El Hombre del Bombo, como el que está solo y espera, como el que
habló en la Sorbona, según Gerchunoff, como el hombre arltiano que vio a
la partera, es un personaje de la vida, la tragedia y la angustia
colectiva. Su momento sublime está ajeno a la lógica política, y por eso
quizá la expresa como ninguno. Son graciosos sus staccatos, su ardua
concentración en la reducida formación –dos o tres ejecutantes–, o en
caso de exhibicionismo político, casi en escala de las grandes baterías
del carnaval brasileño, con un conjunto de bombistas que pueden llegar a
una o dos docenas, lo que exige un maestro coordinador o bastonero.

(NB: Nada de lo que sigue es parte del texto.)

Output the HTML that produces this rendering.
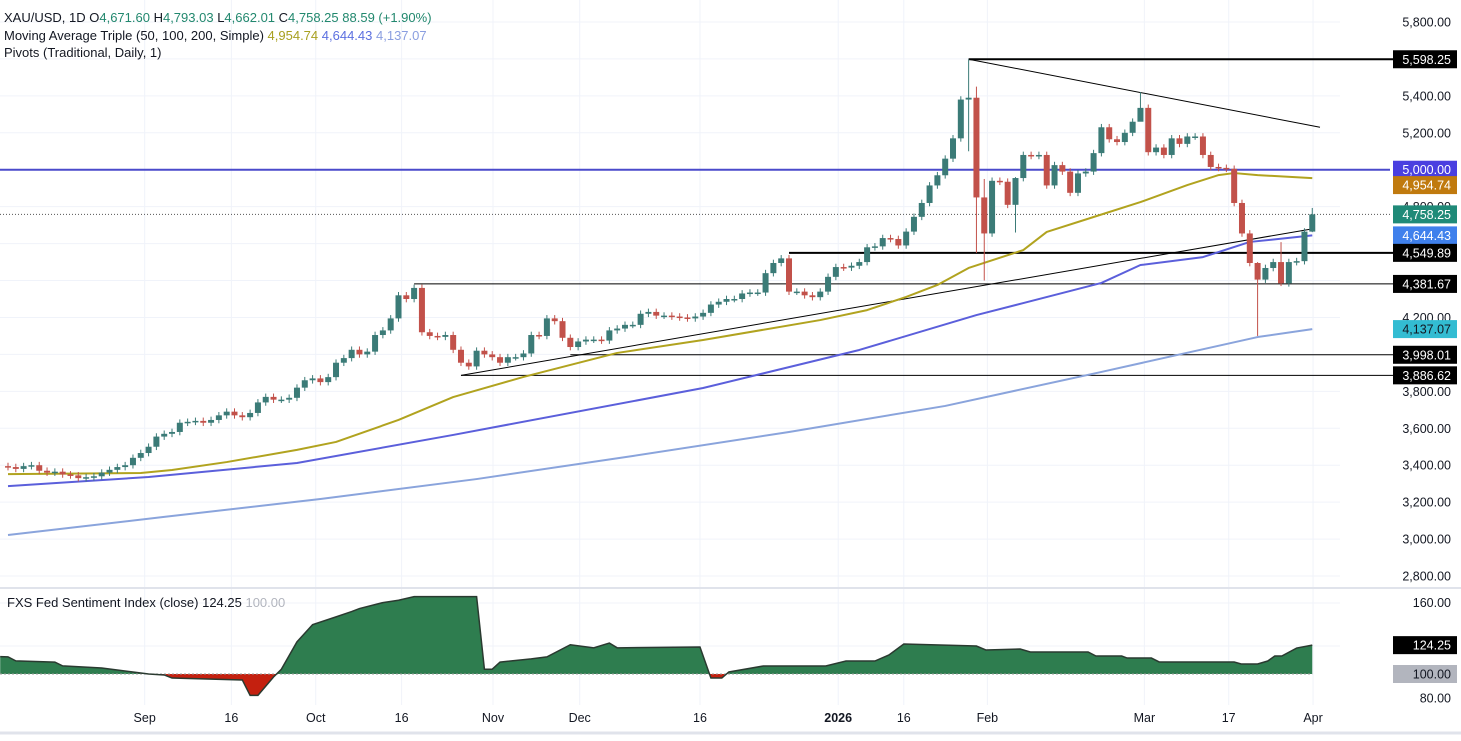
<!DOCTYPE html>
<html><head><meta charset="utf-8">
<style>
html,body{margin:0;padding:0;background:#fff;}
body{width:1461px;height:736px;overflow:hidden;font-family:"Liberation Sans",sans-serif;}
svg text{font-family:"Liberation Sans",sans-serif;}
</style></head>
<body>
<svg id="chart" width="1461" height="736" xmlns="http://www.w3.org/2000/svg">
<g id="grid"></g>
<g id="main"></g>
<g id="lower"></g>
<g id="axes"></g>
<g id="legend">
<text x="4" y="22" font-size="13" fill="#131722">XAU/USD, 1D  O<tspan fill="#22886e">4,671.60</tspan>  H<tspan fill="#22886e">4,793.03</tspan>  L<tspan fill="#22886e">4,662.01</tspan>  C<tspan fill="#22886e">4,758.25</tspan>  <tspan fill="#22886e">88.59 (+1.90%)</tspan></text>
<text x="4" y="40" font-size="13" fill="#131722">Moving Average Triple (50, 100, 200, Simple)  <tspan fill="#a8a020">4,954.74</tspan>  <tspan fill="#5b6fe0">4,644.43</tspan>  <tspan fill="#8a9ee0">4,137.07</tspan></text>
<text x="4" y="57" font-size="13" fill="#131722">Pivots (Traditional, Daily, 1)</text>
<text x="7" y="607" font-size="13" fill="#131722">FXS Fed Sentiment Index (close)  124.25  <tspan fill="#b2b5be">100.00</tspan></text>
</g>
</svg>
<script>
// ---- data ----
const closes=[3390,3380,3395,3400,3370,3360,3365,3350,3345,3330,
3335,3340,3360,3375,3390,3400,3440,3466,3500,3555,
3570,3580,3630,3635,3640,3630,3645,3670,3690,3670,
3660,3683,3740,3770,3755,3755,3765,3820,3860,3870,
3850,3877,3955,3980,4025,4000,4015,4105,4130,4195,
4320,4300,4360,4120,4100,4095,4105,4025,3955,3935,
4020,4000,3985,3955,3985,3985,4005,4105,4100,4195,
4180,4090,4040,4070,4080,4080,4075,4130,4140,4160,
4160,4220,4230,4210,4210,4205,4200,4195,4205,4225,
4270,4285,4300,4300,4330,4335,4335,4440,4495,4520,
4340,4340,4320,4310,4340,4420,4473,4470,4480,4500,
4580,4585,4630,4625,4590,4665,4745,4820,4915,4970,
5060,5170,5380,5390,4850,4655,4940,4935,4810,4955,
5080,5075,5080,4915,5025,4990,4875,4980,4990,5090,
5230,5165,5150,5200,5260,5335,5095,5120,5080,5170,
5140,5180,5180,5080,5015,5010,5005,4820,4655,4495,
4405,4468,4500,4385,4500,4505,4665,4758.25];
const firstOpen=3395;
const wickIdx=[123,124,125,129,145,160,163,167];
const wickHigh=[5598,5450,4950,4960,5420,4500,4608,4793];
const wickLow=[5100,4550,4400,4660,5280,4100,4370,4662];
const ma50Idx=[0,17,21,28,37,42,50,57,66,78,89,104,110,115,119,123,130,133,139,145,151,155,157,160,167];
const ma50=[3352,3358,3374,3417,3483,3526,3645,3769,3878,4008,4078,4186,4240,4311,4376,4468,4565,4663,4744,4825,4917,4971,4982,4971,4954.74];
const ma100Idx=[0,18,37,57,89,109,124,130,140,145,153,159,167];
const ma100=[3287,3336,3412,3564,3818,4024,4213,4278,4387,4484,4527,4609,4644.43];
const ma200Idx=[0,20,40,60,80,100,120,140,160,167];
const ma200=[3022,3120,3217,3325,3450,3580,3721,3905,4094,4137.07];
const pivotVals=[5598.25,4549.89,4381.67,3998.01,3886.62];
const pivotStart=[123,100,52,72,58];
const pivotWidth=[2,2,1,1,1];
const sentIdx=[-1,0,1,6,7,12,16,18,20,21,30,31,32,34,35,37,39,42,44,45,48,50,52,60,61,62,63,67,69,72,75,77,78,88.6,90,91.4,92.3,96.7,104.7,107.3,111,112.8,114.7,124,125.2,129.6,130.9,138.3,139.3,142.6,143.3,146.4,147.4,157,157.9,160,161.3,162.2,163.1,165,167];
const sentVal=[114.6,114.4,111,110,106.8,105,101.7,100,99.2,96.6,95,82,82,97.5,104,127,141.5,148,152.5,155,160,162,165,165,104,104,110,112.7,114.4,124.6,122,126,122,122.7,96.6,96.6,101.7,106.7,106.7,110.9,110.9,116,125.2,123.5,120.2,121,118.5,118.5,115.1,115.1,113.4,113.4,110.1,110.1,108.4,108.4,110.9,115.1,115.1,121.8,124.25];
const priceTicks=[5800,5600,5400,5200,4800,4600,4400,4200,3800,3600,3400,3200,3000,2800];
const priceTickLabels=["5,800.00","5,600.00","5,400.00","5,200.00","4,800.00","4,600.00","4,400.00","4,200.00","3,800.00","3,600.00","3,400.00","3,200.00","3,000.00","2,800.00"];
const dateIdx=[17.5,28.6,39.4,50.4,62.1,73.2,88.6,106.3,114.7,125.4,145.5,156.3,167.1];
const dateLabels=["Sep","16","Oct","16","Nov","Dec","16","2026","16","Feb","Mar","17","Apr"];
const sentTicks=[160,80];
// ---- scales ----
const NS="http://www.w3.org/2000/svg";
const xOf=i=>8+i*7.81;
const yOf=p=>22+(5800-p)*0.18467;
const ySent=v=>674-(v-100)*1.19;
function mk(tag,attrs,parent){const e=document.createElementNS(NS,tag);for(const k in attrs)e.setAttribute(k,attrs[k]);parent.appendChild(e);return e;}
const grid=document.getElementById('grid'),main=document.getElementById('main'),lower=document.getElementById('lower'),axes=document.getElementById('axes');
for(let p=2800;p<=5800;p+=200){const g=mk('line',{x1:0,x2:1340,y1:yOf(p),y2:yOf(p),stroke:'#f0f3fa'},grid);

}
dateIdx.forEach(d=>{const g=mk('line',{x1:xOf(d),x2:xOf(d),y1:0,y2:705,stroke:'#f0f3fa'},grid);

});
[603,646].forEach(y=>{mk('line',{x1:0,x2:1340,y1:y,y2:y,stroke:'#f0f3fa'},grid);});
const sep=mk('line',{x1:0,x2:1461,y1:588,y2:588,stroke:'#e0e3eb','stroke-width':2},axes);


const l5000=mk('line',{x1:0,x2:1390,y1:yOf(5000),y2:yOf(5000),stroke:'#4a4acb','stroke-width':2},main);


const lcur=mk('line',{x1:0,x2:1390,y1:yOf(4758.25),y2:yOf(4758.25),stroke:'#555','stroke-dasharray':'1 2'},main);


pivotVals.forEach((v,k)=>{const l=mk('line',{x1:xOf(pivotStart[k]),x2:1393,y1:yOf(v),y2:yOf(v),stroke:'#000','stroke-width':pivotWidth[k]},main);

});
const t1=mk('line',{x1:xOf(58),y1:yOf(3886.62),x2:xOf(167),y2:yOf(4680),stroke:'#000','stroke-width':1},main);


const t2=mk('line',{x1:xOf(123),y1:yOf(5598.25),x2:1320,y2:yOf(5230),stroke:'#000','stroke-width':1},main);


function maLine(idx,arr,color,name){const pts=idx.map((i,k)=>xOf(i)+','+yOf(arr[k])).join(' ');
const pl=mk('polyline',{points:pts,fill:'none',stroke:color,'stroke-width':2,'stroke-linejoin':'round'},main);

}
maLine(ma200Idx,ma200,'#8aa4dc','ma200-line');
maLine(ma100Idx,ma100,'#5b5fdb','ma100-line');
maLine(ma50Idx,ma50,'#b1a31f','ma50-line');
closes.forEach((c,i)=>{const o=i===0?firstOpen:closes[i-1];
let h=Math.max(o,c)+18,l=Math.min(o,c)-18;const w=wickIdx.indexOf(i);if(w>=0){h=wickHigh[w];l=wickLow[w];}
const up=c>=o,col=up?'#3b7b77':'#c2514a',x=xOf(i);
const g=mk('g',{},main);


mk('line',{x1:x,x2:x,y1:yOf(h),y2:yOf(l),stroke:col,'stroke-width':1},g);
const yt=yOf(Math.max(o,c)),yb=yOf(Math.min(o,c));
mk('rect',{x:x-3,y:yt,width:6,height:Math.max(1.5,yb-yt),fill:col},g);});
const base=ySent(100);
const linePts=sentIdx.map((i,k)=>[xOf(i),ySent(sentVal[k])]);
const areaD='M'+linePts[0][0]+','+base+' '+linePts.map(p=>'L'+p[0]+','+p[1]).join(' ')+' L'+linePts[linePts.length-1][0]+','+base+' Z';
const defs=mk('defs',{},lower);
const c1=mk('clipPath',{id:'above'},defs);mk('rect',{x:0,y:590,width:1340,height:base-590},c1);
const c2=mk('clipPath',{id:'below'},defs);mk('rect',{x:0,y:base,width:1340,height:40},c2);
const ga=mk('path',{d:areaD,fill:'#2e7d4f','clip-path':'url(#above)'},lower);


const ra=mk('path',{d:areaD,fill:'#c4200f','clip-path':'url(#below)'},lower);


const bl=mk('line',{x1:0,x2:xOf(167),y1:base,y2:base,stroke:'#9a9a9a','stroke-dasharray':'2 2'},lower);


const sl=mk('polyline',{points:linePts.map(p=>p.join(',')).join(' '),fill:'none',stroke:'#2a3a30','stroke-width':1.5},lower);


priceTicks.forEach((p,k)=>{const t=mk('text',{x:1451,y:yOf(p)+4.5,'font-size':12.5,'text-anchor':'end',fill:'#131722'},axes);t.textContent=priceTickLabels[k];

});
function tag(v,txt,bg,fg,name,yfn){const y=yfn(v);const g=mk('g',{},axes);


mk('rect',{x:1393,y:y-9,width:64,height:18,fill:bg},g);
const t=mk('text',{x:1451,y:y+4.5,'font-size':12.5,'text-anchor':'end',fill:fg},g);t.textContent=txt;}
tag(5598.25,'5,598.25','#000','#fff','pivot-label',yOf);
tag(5000,'5,000.00','#4a3fe0','#fff','level-5000-label',yOf);
tag(4954.74,'4,954.74','#c07a0e','#fff','ma50-label',p=>yOf(p)+7);
tag(4758.25,'4,758.25','#1f8a78','#fff','last-price-label',yOf);
tag(4644.43,'4,644.43','#3f80ec','#fff','ma100-label',yOf);
tag(4549.89,'4,549.89','#000','#fff','pivot-label',yOf);
tag(4381.67,'4,381.67','#000','#fff','pivot-label',yOf);
tag(4137.07,'4,137.07','#33bcd2','#131722','ma200-label',yOf);
tag(3998.01,'3,998.01','#000','#fff','pivot-label',yOf);
tag(3886.62,'3,886.62','#000','#fff','pivot-label',yOf);
sentTicks.forEach(v=>{const t=mk('text',{x:1451,y:ySent(v)+4.5,'font-size':12.5,'text-anchor':'end',fill:'#131722'},axes);t.textContent=v.toFixed(2);

});
tag(124.25,'124.25','#000','#fff','sentiment-last-label',ySent);
tag(100,'100.00','#b2b5be','#131722','sentiment-baseline-label',ySent);
dateIdx.forEach((d,k)=>{const t=mk('text',{x:xOf(d),y:722,'font-size':12.5,'text-anchor':'middle',fill:'#131722','font-weight':dateLabels[k]==='2026'?'bold':'normal'},axes);t.textContent=dateLabels[k];

});
const bb=mk('line',{x1:0,x2:1461,y1:733,y2:733,stroke:'#e0e3eb','stroke-width':3},axes);


</script>
</body></html>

Descienden del Carnaval, de la murga, de remotas negritudes, de la
historia neblinosa, de tiempos pretéritos. Llegó a ser una especialidad
que podía ser sometida a contrata, como en las época del Tula. Pero no
es lo más atractivo ni conveniente.
El Hombre del Bombo sabe que puede encarnar la veta más discutible
del populismo o su momento obsesivo e inspirado, donde el orador máximo
les pide callar. Compite con todas las voces, quiere ser la base
esencial de todo lo que se dice, se sabe interpelativo y de consciente
rudeza, con la que juega astutamente: cuando salen de esos bombos y
platillos las protomelodías que son la estructura, el diseño musical del
lubolo, de la comparsa, de la danza de máscaras, del murguista
lamborghiniano –descolocado–, entonces ahí vemos algo inusitado. El
presente se hace circular, como los cilindros que sostienen la idea
misma de bombo. Y una sonoridad grave, a veces dolorosa y veces ansiosa
de advertir sobre los riesgos del momento, casi siempre de extraña
perseverancia –porque no solo están en la marcha, son la marcha misma–,
invade el sentido dificultoso, o si se prefiere dichoso, de una
historia. Frente al irresuelto tic-toc del cacerolismo, verdaderamente
desconfiado, el bombo ha nacido de antiguas civilizaciones, tiene
identidad plena. Su exacta alquimia sonora conserva un rastro de
antiguas humanidades en lucha. El 10 de diciembre de 2012, puedo decir,
he marchado con gusto detrás de los Hombres del Bombo.
* Sociólogo, director de la Biblioteca Nacional.